Thursday, October 04, 2007

Increasing climate change refugees

Environmental degradation around the world is creating a new category of people known as "environmental refugees."

According to a National Geographic article in 2005, there are at least 20 million environmental refugees worldwide, the group says—more than those displaced by war and political repression combined. This figure continues to increase rapidly.

The inhabitants of the Carteret Islands are the first climate refugees due to sea level rise attributed to global warming and climate change. Other inhabitants of low lying islands and Island states, are also at risk. Tuvalu and Maldives are especially susceptible to changes in sea level and storm surges.

By 2010 the number of environmental refugees could grow to 50 million, the Institute for Environment and Human Security (UNU-EHS) predicts.

Professor Norman Myers, who is a British environmentalist and authority on biodiversity has estimated climate change will increase the number of environmental refugees six-fold over the next fifty years to 150 million.

Equatorial countries that are home to hundreds of millions of people will become uninhabitable as food and water run out due to climate change, scientists are expected to warn this week.

A report from the Intergovernmental Panel on Climate Change (IPCC), to be published on Friday, will warn that the temperature rises of 2-3C predicted by 2050 spell global disaster for both humanity and the environment.

Australia has said that it will prepare to play its role as a part of a global coalition to do their share of assisting the low lying Pacific island states such as Kiribati, the Marshall Islands, and Tuvalu - which sit just a few metres above sea level - are at risk of being swamped as global warming forces sea levels to rise.

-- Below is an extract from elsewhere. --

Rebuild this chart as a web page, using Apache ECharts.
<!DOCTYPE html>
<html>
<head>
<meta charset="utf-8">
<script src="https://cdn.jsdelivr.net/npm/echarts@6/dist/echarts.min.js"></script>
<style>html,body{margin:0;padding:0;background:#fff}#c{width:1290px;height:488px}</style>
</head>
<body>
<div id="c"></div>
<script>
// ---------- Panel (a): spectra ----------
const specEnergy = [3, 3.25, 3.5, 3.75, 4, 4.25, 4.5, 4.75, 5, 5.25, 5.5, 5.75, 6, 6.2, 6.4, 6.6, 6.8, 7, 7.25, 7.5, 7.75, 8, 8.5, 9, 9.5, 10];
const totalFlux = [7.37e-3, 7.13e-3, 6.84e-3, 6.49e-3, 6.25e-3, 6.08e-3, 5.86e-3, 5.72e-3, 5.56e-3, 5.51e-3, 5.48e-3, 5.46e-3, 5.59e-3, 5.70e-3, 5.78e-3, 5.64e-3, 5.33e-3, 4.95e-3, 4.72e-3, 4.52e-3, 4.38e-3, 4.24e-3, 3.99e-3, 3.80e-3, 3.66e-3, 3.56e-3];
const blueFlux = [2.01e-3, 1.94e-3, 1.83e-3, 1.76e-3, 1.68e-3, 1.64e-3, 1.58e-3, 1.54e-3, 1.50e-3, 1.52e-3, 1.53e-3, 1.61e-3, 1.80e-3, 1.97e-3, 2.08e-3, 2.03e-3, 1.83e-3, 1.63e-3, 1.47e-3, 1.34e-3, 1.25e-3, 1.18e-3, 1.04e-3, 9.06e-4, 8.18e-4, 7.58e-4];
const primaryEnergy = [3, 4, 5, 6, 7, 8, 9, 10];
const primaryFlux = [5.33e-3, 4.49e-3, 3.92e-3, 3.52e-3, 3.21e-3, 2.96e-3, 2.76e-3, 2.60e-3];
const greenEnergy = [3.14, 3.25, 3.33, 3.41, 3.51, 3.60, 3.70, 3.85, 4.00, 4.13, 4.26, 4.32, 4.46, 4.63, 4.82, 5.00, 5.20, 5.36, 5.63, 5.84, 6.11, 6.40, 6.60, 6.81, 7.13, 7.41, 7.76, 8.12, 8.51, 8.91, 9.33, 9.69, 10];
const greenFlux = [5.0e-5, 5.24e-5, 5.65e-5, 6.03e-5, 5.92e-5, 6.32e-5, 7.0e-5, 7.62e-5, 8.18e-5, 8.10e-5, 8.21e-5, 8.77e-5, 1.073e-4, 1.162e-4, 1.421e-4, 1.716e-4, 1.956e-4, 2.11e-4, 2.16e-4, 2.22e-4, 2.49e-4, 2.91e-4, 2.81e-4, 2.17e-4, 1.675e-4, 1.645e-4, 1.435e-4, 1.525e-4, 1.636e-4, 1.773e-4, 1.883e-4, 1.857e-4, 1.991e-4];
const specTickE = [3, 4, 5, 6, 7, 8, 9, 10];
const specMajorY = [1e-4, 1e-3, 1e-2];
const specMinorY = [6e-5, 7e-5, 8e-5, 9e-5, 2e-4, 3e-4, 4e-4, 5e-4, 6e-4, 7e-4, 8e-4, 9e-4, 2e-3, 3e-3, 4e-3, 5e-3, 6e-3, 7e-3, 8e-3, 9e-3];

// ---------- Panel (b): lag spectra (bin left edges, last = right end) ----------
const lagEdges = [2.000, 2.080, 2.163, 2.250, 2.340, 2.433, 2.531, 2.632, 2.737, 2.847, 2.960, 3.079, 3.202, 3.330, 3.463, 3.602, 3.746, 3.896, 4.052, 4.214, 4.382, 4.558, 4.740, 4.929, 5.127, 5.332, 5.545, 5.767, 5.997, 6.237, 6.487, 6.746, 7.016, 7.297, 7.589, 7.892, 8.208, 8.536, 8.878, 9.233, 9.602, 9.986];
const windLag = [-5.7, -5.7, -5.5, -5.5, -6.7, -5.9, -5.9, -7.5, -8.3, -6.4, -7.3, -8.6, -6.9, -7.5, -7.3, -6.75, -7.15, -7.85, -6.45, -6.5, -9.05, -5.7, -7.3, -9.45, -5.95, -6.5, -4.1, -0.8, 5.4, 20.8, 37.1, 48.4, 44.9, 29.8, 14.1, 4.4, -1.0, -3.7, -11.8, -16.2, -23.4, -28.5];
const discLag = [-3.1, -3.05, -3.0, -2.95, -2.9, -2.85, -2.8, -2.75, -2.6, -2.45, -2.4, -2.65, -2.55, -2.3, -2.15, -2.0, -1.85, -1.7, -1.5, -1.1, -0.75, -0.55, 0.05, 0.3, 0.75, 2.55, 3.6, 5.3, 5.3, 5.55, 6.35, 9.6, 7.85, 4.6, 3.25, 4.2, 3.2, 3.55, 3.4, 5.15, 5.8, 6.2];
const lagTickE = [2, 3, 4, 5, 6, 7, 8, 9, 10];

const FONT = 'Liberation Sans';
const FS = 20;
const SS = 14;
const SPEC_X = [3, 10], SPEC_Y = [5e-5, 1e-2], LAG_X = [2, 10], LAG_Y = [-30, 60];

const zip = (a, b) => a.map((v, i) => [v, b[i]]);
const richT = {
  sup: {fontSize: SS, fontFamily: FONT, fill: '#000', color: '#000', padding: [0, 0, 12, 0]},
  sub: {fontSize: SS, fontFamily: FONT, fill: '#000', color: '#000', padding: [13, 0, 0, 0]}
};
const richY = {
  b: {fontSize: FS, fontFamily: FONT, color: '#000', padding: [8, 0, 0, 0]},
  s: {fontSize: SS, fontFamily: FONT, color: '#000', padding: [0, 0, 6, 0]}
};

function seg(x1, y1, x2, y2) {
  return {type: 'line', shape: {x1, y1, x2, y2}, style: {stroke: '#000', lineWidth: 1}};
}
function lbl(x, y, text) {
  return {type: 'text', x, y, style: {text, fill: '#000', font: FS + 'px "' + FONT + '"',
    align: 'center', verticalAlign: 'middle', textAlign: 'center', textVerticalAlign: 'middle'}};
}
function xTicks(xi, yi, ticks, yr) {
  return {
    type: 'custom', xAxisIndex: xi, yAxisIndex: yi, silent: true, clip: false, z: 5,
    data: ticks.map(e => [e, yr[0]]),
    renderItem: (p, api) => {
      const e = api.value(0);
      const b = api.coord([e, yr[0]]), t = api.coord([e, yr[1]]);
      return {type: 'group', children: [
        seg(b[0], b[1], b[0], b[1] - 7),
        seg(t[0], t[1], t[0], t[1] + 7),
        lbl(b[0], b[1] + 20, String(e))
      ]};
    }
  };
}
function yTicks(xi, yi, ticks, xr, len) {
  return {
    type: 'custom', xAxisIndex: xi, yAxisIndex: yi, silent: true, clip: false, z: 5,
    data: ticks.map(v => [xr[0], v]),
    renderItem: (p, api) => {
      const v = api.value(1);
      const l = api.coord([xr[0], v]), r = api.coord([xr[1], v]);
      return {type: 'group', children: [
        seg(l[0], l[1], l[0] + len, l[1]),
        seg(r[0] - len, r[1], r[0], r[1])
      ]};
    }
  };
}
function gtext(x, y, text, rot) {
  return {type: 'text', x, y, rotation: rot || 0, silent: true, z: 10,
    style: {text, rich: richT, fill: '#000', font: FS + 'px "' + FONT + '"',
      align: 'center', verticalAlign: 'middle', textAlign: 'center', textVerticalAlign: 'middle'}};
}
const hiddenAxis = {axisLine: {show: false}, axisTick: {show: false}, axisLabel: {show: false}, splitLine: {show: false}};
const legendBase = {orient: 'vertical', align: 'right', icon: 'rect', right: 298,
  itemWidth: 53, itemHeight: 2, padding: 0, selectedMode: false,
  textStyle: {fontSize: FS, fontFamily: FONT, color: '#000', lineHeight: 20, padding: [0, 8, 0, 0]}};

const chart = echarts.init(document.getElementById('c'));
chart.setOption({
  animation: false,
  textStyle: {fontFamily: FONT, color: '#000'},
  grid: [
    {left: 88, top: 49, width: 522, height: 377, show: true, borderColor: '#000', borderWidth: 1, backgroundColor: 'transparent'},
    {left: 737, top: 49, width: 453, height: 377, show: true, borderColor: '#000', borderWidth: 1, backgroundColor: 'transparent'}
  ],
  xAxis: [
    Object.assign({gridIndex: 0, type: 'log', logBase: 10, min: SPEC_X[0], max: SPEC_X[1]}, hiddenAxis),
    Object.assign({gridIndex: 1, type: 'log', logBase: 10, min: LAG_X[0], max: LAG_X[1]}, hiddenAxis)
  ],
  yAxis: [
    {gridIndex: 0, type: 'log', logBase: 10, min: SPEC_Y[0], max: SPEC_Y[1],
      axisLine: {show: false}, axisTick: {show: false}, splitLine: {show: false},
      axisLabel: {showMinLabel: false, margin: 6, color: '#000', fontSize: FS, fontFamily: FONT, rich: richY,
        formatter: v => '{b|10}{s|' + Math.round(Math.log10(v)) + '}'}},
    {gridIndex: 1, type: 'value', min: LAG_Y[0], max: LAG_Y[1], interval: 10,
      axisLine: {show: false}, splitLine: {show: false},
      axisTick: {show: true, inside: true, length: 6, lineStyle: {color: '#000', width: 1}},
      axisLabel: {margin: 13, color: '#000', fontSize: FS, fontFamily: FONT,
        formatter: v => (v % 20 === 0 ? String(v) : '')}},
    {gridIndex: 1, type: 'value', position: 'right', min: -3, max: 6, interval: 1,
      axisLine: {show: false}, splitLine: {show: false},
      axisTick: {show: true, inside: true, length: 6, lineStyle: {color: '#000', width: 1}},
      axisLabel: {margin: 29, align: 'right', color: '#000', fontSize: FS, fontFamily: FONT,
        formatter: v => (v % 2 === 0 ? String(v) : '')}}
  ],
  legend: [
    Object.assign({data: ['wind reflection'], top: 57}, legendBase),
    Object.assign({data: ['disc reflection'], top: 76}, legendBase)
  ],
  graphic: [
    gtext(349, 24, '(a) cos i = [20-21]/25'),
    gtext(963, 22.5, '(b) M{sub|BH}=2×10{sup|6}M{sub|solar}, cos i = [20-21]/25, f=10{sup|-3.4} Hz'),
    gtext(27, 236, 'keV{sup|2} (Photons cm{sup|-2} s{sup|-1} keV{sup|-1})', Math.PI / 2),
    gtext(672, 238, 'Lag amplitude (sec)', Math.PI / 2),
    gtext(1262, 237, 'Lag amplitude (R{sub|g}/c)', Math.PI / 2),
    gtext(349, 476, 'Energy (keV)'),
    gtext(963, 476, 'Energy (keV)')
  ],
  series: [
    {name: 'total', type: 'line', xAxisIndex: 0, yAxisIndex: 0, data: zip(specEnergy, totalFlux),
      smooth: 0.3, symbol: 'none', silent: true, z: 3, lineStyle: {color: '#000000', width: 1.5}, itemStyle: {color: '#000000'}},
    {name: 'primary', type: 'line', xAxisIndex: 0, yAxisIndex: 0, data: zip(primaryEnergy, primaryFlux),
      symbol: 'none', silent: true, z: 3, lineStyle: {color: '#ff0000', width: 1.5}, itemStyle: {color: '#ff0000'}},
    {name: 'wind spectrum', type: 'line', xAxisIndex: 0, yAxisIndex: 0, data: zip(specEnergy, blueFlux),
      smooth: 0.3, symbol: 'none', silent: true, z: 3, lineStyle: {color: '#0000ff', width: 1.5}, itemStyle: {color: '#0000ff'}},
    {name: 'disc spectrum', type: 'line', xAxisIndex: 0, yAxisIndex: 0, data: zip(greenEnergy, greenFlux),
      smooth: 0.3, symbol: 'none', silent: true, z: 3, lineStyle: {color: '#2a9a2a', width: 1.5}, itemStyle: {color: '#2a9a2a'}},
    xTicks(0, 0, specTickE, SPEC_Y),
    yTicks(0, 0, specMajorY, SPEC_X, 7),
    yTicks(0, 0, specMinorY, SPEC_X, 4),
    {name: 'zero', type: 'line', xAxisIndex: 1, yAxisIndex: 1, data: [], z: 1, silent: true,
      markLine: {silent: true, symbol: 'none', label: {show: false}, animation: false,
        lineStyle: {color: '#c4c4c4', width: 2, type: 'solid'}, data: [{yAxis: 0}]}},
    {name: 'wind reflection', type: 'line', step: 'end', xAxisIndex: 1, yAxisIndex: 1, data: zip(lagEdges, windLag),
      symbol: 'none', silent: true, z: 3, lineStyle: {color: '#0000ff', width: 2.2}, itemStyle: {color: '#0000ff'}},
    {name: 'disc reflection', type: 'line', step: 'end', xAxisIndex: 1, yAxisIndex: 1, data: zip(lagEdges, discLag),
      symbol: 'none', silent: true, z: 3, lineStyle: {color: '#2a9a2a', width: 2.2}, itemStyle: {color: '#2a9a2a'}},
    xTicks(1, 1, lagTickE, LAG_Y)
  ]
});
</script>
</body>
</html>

Maldives needs to quickly put its house in order internally and start taking action for long term survival/relocation without being content on asking the international community to reduce the greenhouse gases. The environmental threat is already looming on the horizon and we really don't have the time to waste in playing unproductive games.

1 comment:

Anonymous said...

Yeah, you are right. but I wonder what strategies can we take to prepare ourselves to this inevitable calamity.